My father had certain expectations of me. Though my three brothers were active in sports when they were in school, I was the one who wasn’t allowed to participate in anything my father deemed distracting to a girl’s education. This ruled out choir, cheerleading and track. At that point in life, my relationship with my father became bitter and strained. I couldn’t understand why I wasn’t allowed to do these things. No matter how many times I would bring home straight A’s or how many complimentary notes my teachers would send home to my parents, nothing was good enough to make my dad loosen his grip on my education. I resented my father for treating me differently, yet I longed for his approval.
In high school, I didn’t have to work as hard to hide my father. I got my own car my sophomore year and was freed from Daddy’s snail-paced driving. I was so involved in the school newspaper that I dismissed the fact that my father’s control over my extracurricular activities was what led to my interest in journalism. I knew my dad was proud of me for being a leader, though he never dared to compliment my efforts.

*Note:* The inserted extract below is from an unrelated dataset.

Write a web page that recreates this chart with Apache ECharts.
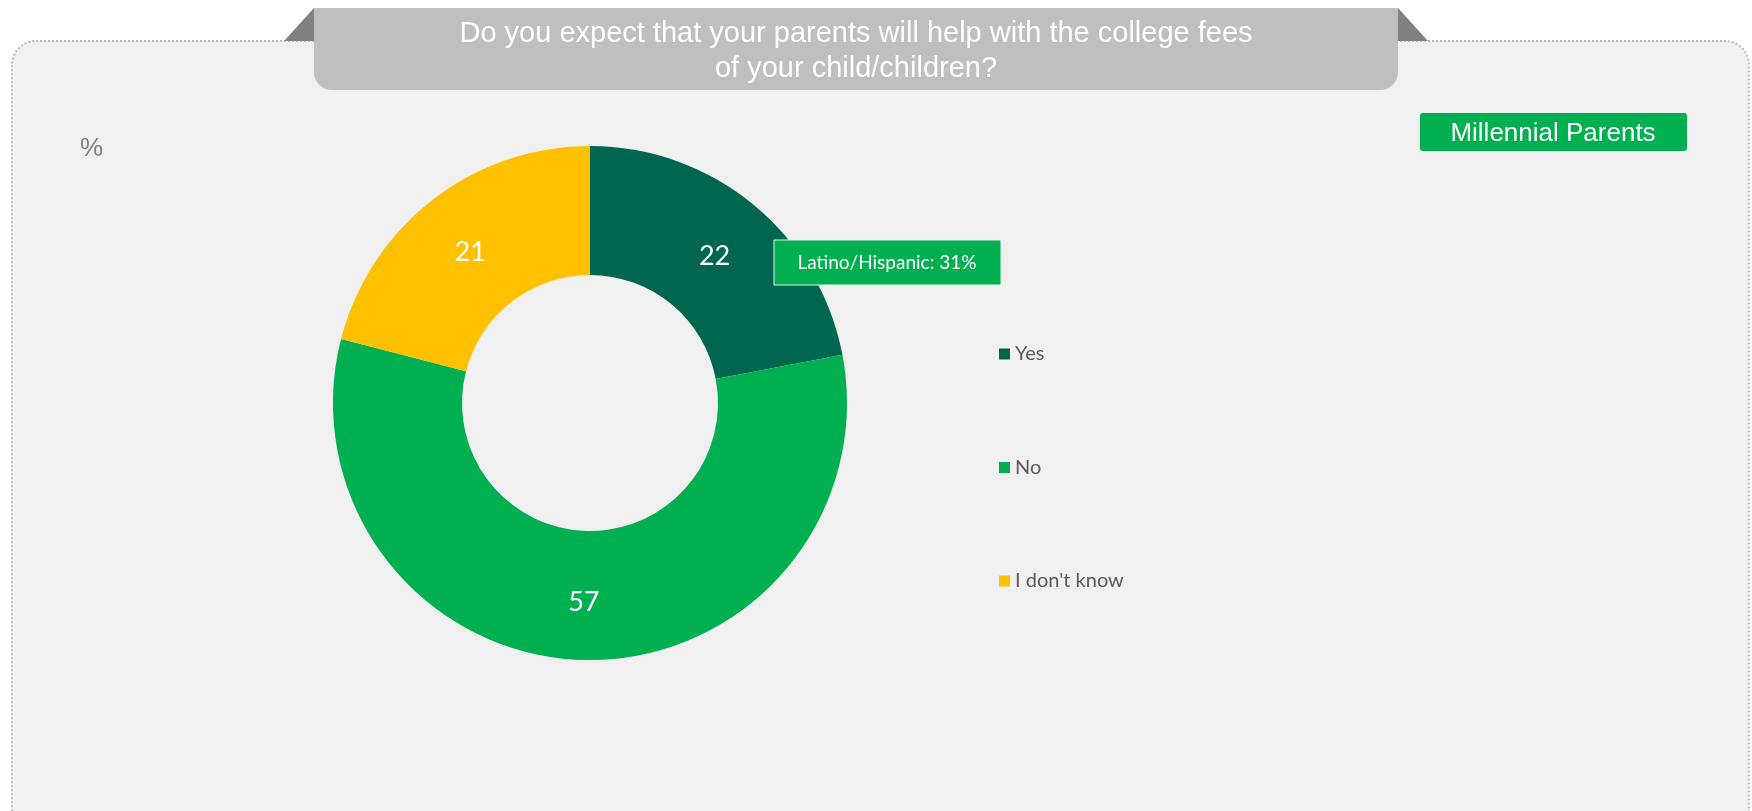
<!DOCTYPE html>
<html>
<head>
<meta charset="utf-8">
<script src="https://cdn.jsdelivr.net/npm/echarts@6/dist/echarts.min.js"></script>
<style>
  html, body { margin: 0; padding: 0; background: #ffffff; }
  #chart { width: 1752px; height: 811px; }
</style>
</head>
<body>
<div id="chart"></div>
<script>
// Survey answers (percent)
const categories = ['Yes', 'No', "I don't know"];
const values = [22, 57, 21];
const sliceColors = ['#00664F', '#00B050', '#FFC000'];

const questionText = 'Do you expect that your parents will help with the college fees\nof your child/children?';
const groupLabel = 'Millennial Parents';
const calloutText = 'Latino/Hispanic: 31%';
const unitLabel = '%';

const chart = echarts.init(document.getElementById('chart'), null, { renderer: 'canvas' });

const option = {
  backgroundColor: '#ffffff',
  animation: false,
  title: {
    text: questionText,
    left: 856,
    top: 16,
    textAlign: 'center',
    padding: 0,
    textStyle: {
      color: '#ffffff',
      fontFamily: 'Liberation Sans',
      fontWeight: 'normal',
      fontSize: 29,
      lineHeight: 35
    },
    z: 10
  },
  legend: {
    orient: 'vertical',
    left: 999,
    top: 344,
    padding: 0,
    icon: 'rect',
    itemWidth: 11,
    itemHeight: 11,
    itemGap: 93.5,
    textStyle: {
      color: '#595959',
      fontFamily: 'Lato',
      fontSize: 20,
      lineHeight: 20
    },
    data: categories
  },
  graphic: [
    // panel with dotted outline
    {
      type: 'rect', z: 0,
      shape: { x: 12, y: 41, width: 1737, height: 820, r: 24 },
      style: { fill: '#F0F0F0', stroke: '#BDBDBD', lineWidth: 2, lineDash: [2, 2] }
    },
    // banner side flaps
    {
      type: 'polygon', z: 1,
      shape: { points: [[284, 41], [314, 8], [314, 41]] },
      style: { fill: '#808080' }
    },
    {
      type: 'polygon', z: 1,
      shape: { points: [[1398, 8], [1428, 41], [1398, 41]] },
      style: { fill: '#808080' }
    },
    // question banner
    {
      type: 'rect', z: 2,
      shape: { x: 314, y: 8, width: 1084, height: 82, r: [0, 0, 18, 18] },
      style: { fill: '#BFBFBF' }
    },
    // unit label
    {
      type: 'text', z: 3,
      left: 80, top: 136,
      style: { text: unitLabel, fill: '#7F7F7F', font: '26px "Liberation Sans"' }
    },
    // group badge
    {
      type: 'rect', z: 3,
      shape: { x: 1420, y: 113, width: 267, height: 38, r: 3 },
      style: { fill: '#00B050' }
    },
    {
      type: 'text', z: 4,
      x: 1553, y: 134,
      style: { text: groupLabel, fill: '#ffffff', font: '26px "Liberation Sans"', align: 'center', verticalAlign: 'middle' }
    },
    // subgroup callout
    {
      type: 'rect', z: 5,
      shape: { x: 774, y: 240, width: 227, height: 45 },
      style: { fill: '#00B050', stroke: '#E6F5EC', lineWidth: 1 }
    },
    {
      type: 'text', z: 6,
      x: 887, y: 263,
      style: { text: calloutText, fill: '#ffffff', font: '19px Lato', align: 'center', verticalAlign: 'middle' }
    }
  ],
  series: [
    {
      type: 'pie',
      center: [590, 403],
      radius: [128, 257],
      startAngle: 90,
      clockwise: true,
      avoidLabelOverlap: false,
      silent: true,
      z: 2,
      label: {
        show: true,
        position: 'inside',
        formatter: '{c}',
        color: '#ffffff',
        fontFamily: 'Lato',
        fontSize: 27,
        offset: [0, 4]
      },
      labelLine: { show: false },
      itemStyle: { borderWidth: 0 },
      data: categories.map((name, i) => ({
        name: name,
        value: values[i],
        itemStyle: { color: sliceColors[i] }
      }))
    }
  ]
};

chart.setOption(option);
</script>
</body>
</html>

As high school came to an end, I pretended not to care that Daddy wasn’t at the basketball court to see me crowned homecoming queen, or that he wasn’t really involved in my prom. Those kinds of things, according to Daddy, weren’t as important as me being an honor student and going to a good college. I tried not to let it bother me; I figured if I traded off those milestones for the last hurrah of graduation night, things would be on my side.
I began my countdown to graduation. Daddy, 76 going on 77, was in for the home stretch. My brothers would chauffeur him to the event that four years earlier I had cried my eyes out thinking he wouldn’t be alive to attend. The wood-paneled station wagon would stay home that evening. Graduation would be the night that made everything that was wrong with our relationship right.
From the field, I scanned the bleachers to spot my family. My eyes quickly focused in on my father, hunched over in his seat reading the graduation pamphlet. I laughed to myself knowing that he was probably cursing the sticky Arkansas heat as he compared the other kids’ scholarships and college decisions to his own daughter’s achievements and school choice.
After hours of waiting for the last section of the alphabet to rise for their diplomas, I felt tears form in my eyes once again. “We made it!” one friend said to me as we walked slowly to the platform that we would soon walk across. “He made it,” is all I could think as I walked across the stage.
After accepting my diploma, I shot a glance up at my father. He was gazing proudly down on his last child and only daughter as she graduated from high school. My bitterness for him subsided, if only for the night.
I think back and commend my father’s strength and will to stick it out with me, both mentally and physically, through high school. He quit smoking when I was a sophomore, when he began to feel himself slowing down. He put up with my rebellious attitude and overactive mouth when I was still figuring out who I was. We both took care of ourselves and matured gracefully enough to make it to graduation.
I can’t help but worry Daddy won’t be there to watch me walk down the hill in May 2008. Every time I miss a call from home and Mom leaves a desperate voicemail to call her back, I prepare myself for the worst news. I’ve learned, though, not to dwell on something I can’t control. Even though he may not be there to walk me down the aisle or see me become a mother, those were never the life priorities he instilled in me. He only cared that I would be able to take care of myself, for he knew that one day he would no longer be there to watch me with every milestone I passed in my life.